The cosine of the entering ray is (\vec e \cdot \vec n), meaning that it’s sine is \sqrt{1-(\vec e \cdot \vec n)^2}, or \|-\vec e -(\vec e \cdot \vec n)\vec n\|_2. The sine of the outgoing vector thus needs to be \frac{n_1}{n_2}\sqrt{1-(\vec e \cdot \vec n)}; if that is greater than 1, we have total internal refraction and use the reflection equation instead; otherwise, the cosine of the outgoing ray is \sqrt{1-(\frac{n_1}{n_2})^2(1-(\vec e \cdot \vec n))}. Putting this all together, we have

  1. let a = \vec e \cdot \vec n
  2. let b = \frac{n_1}{n_2}\sqrt{1-(\vec e \cdot \vec n)}
  3. if b \ge 1, return 2(\vec n \cdot \vec e)\vec n - \vec e)
  4. let c = \sqrt{1-\frac{n_1^2}{n_2^2}(1-(\vec e \cdot \vec n))}
  5. return \frac{n_1}{n_2}(-\vec e -(\vec e \cdot \vec n)\vec n) - c \vec n

4.4 Global Illumination

The standard lighting models pretend like the world is divided into a small number of light emitters and a vast supply of things that emit no light. This is obviously not true; if nothing but light sources gave off photons, we could only see the light sources themselves. With global illumination, you try to discover the impact of light bouncing off of the wall, floor, and other objects by creating a number of secondary rays sampling the diffuse reflection of each object.
Ideally, the distribution of rays should parallel the chosen model of diffuse lighting (see Section~) and should be so dense as to be intractable for any reasonable scene. Much of the research in photo-realistic rendering is devoted to finding shortcuts and techniques that make this process require fewer rays for the same visual image quality.

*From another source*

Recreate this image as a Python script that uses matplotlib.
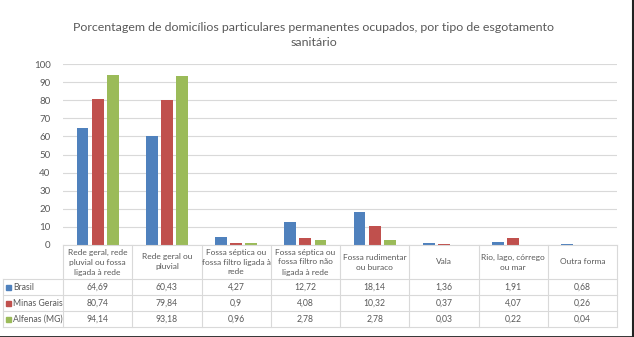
import matplotlib.pyplot as plt
from matplotlib.lines import Line2D
from matplotlib.patches import Rectangle
import matplotlib.transforms as mtransforms
import numpy as np

#   Data
TITLE = "Porcentagem de domicílios particulares permanentes ocupados, por tipo de esgotamento\nsanitário"
categories = ["Rede geral, rede\npluvial ou fossa\nligada à rede",
              "Rede geral ou\npluvial",
              "Fossa séptica ou\nfossa filtro ligada à\nrede",
              "Fossa séptica ou\nfossa filtro não\nligada à rede",
              "Fossa rudimentar\nou buraco",
              "Vala",
              "Rio, lago, córrego\nou mar",
              "Outra forma"]
series_names = ["Brasil", "Minas Gerais", "Alfenas (MG)"]
brasil = [64.69, 60.43, 4.27, 12.72, 18.14, 1.36, 1.91, 0.68]
minas = [80.74, 79.84, 0.9, 4.08, 10.32, 0.37, 4.07, 0.26]
alfenas = [94.14, 93.18, 0.96, 2.78, 2.78, 0.03, 0.22, 0.04]
yticks = [0, 10, 20, 30, 40, 50, 60, 70, 80, 90, 100]

#   Settings
COLS = ["#4F81BD", "#C0504D", "#9BBB59"]
TEXT_COL = "#595959"
GRID_COL = "#D9D9D9"
plt.rcParams['font.family'] = ['Lato', 'DejaVu Sans']

W, H = 634, 337
fig = plt.figure(figsize=(W / 100, H / 100), dpi=100)
ax = fig.add_axes([63 / W, (H - 245) / H, (617 - 63) / W, (245 - 64) / H])

x = np.arange(len(categories))
width = 0.17
step = 0.22
for i, vals in enumerate([brasil, minas, alfenas]):
    ax.bar(x + (i - 1) * step, vals, width, color=COLS[i], zorder=3)

ax.set_xlim(-0.5, len(categories) - 0.5)
ax.set_ylim(0, 100)
ax.set_yticks(yticks)
ax.set_xticks([])
ax.tick_params(axis='y', length=0, labelsize=7, labelcolor=TEXT_COL, pad=9)
ax.grid(axis='y', color=GRID_COL, linewidth=0.8, zorder=0)
for s in ax.spines.values():
    s.set_visible(False)

fig.text(0.495, 1 - 35 / H, TITLE, ha='center', va='center', fontsize=8.9,
         color=TEXT_COL, linespacing=1.55)

#   Table below the axes, drawn in pixel units from the top
def fy(py):
    return 1 - py / H

trans = mtransforms.blended_transform_factory(ax.transData, fig.transFigure)
row_lines = [245, 279, 295, 311, 327]
left_px = 3
tbl_kw = dict(color=GRID_COL, linewidth=0.8, clip_on=False)

# horizontal lines
for k, py in enumerate(row_lines):
    x0 = 63 / W if k == 0 else left_px / W
    fig.add_artist(Line2D([x0, 617 / W], [fy(py), fy(py)], **tbl_kw))
# vertical lines
for b in np.arange(-0.5, len(categories)):
    fig.add_artist(Line2D([b, b], [fy(245), fy(327)], transform=trans, **tbl_kw))
fig.add_artist(Line2D([left_px / W, left_px / W], [fy(279), fy(327)], **tbl_kw))

# header text
for i, c in enumerate(categories):
    fig.text(i, fy(262), c, transform=trans, ha='center', va='center',
             fontsize=6.0, color=TEXT_COL, linespacing=1.5)

# rows
for r, (name, vals) in enumerate(zip(series_names, [brasil, minas, alfenas])):
    yc = fy((row_lines[r + 1] + row_lines[r + 2]) / 2)
    fig.add_artist(Rectangle((6 / W, yc - 2.5 / H), 5 / W, 5 / H,
                             color=COLS[r], transform=fig.transFigure))
    fig.text(13 / W, yc, name, ha='left', va='center', fontsize=6.2, color=TEXT_COL)
    for i, v in enumerate(vals):
        fig.text(i, yc, str(v).replace('.', ','), transform=trans,
                 ha='center', va='center', fontsize=6.2, color=TEXT_COL)

# screenshot frame at bottom and right
fig.add_artist(Line2D([0, 1], [0.5 / H, 0.5 / H], color="#222222", linewidth=2))
fig.add_artist(Line2D([1 - 1.5 / W, 1 - 1.5 / W], [0, 1], color="#222222", linewidth=1.5))

plt.savefig("out.png", dpi=100)
plt.close()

5 Photon Mapping and Caustics

Photon mapping is raytracing run backwards: instead of shooting rays from the eye, you shoot them from the lights. The quantity of light reaching each point in the scene is recorded and used when the scene is rendered, either by raytracing or rasterizing. Since many photons leaving a light source never reach the eye, this is an inefficient way of creating a single picture; however, it allows lens and mirror-bounced light (called caustics) to be rendered, and it can be more efficient than viewer-centric global illumination if many images are to be made of the same static scene.

6 Sub-, Super-, and Importance-Sampling

Sub-sampling is shooting fewer rays than you have pixels, interpolating the colors to neighboring pixels. Super-sampling is shooting several rays per pixel, averaging colors to create an anti-aliased image. Importance sampling shoots fewer rays per pixel into boring areas and more into important areas. Image-space importance sampling shoots more rays into areas of the scene where neighboring pixels differ in color; scene-space importance sampling shoots more rays toward particular items.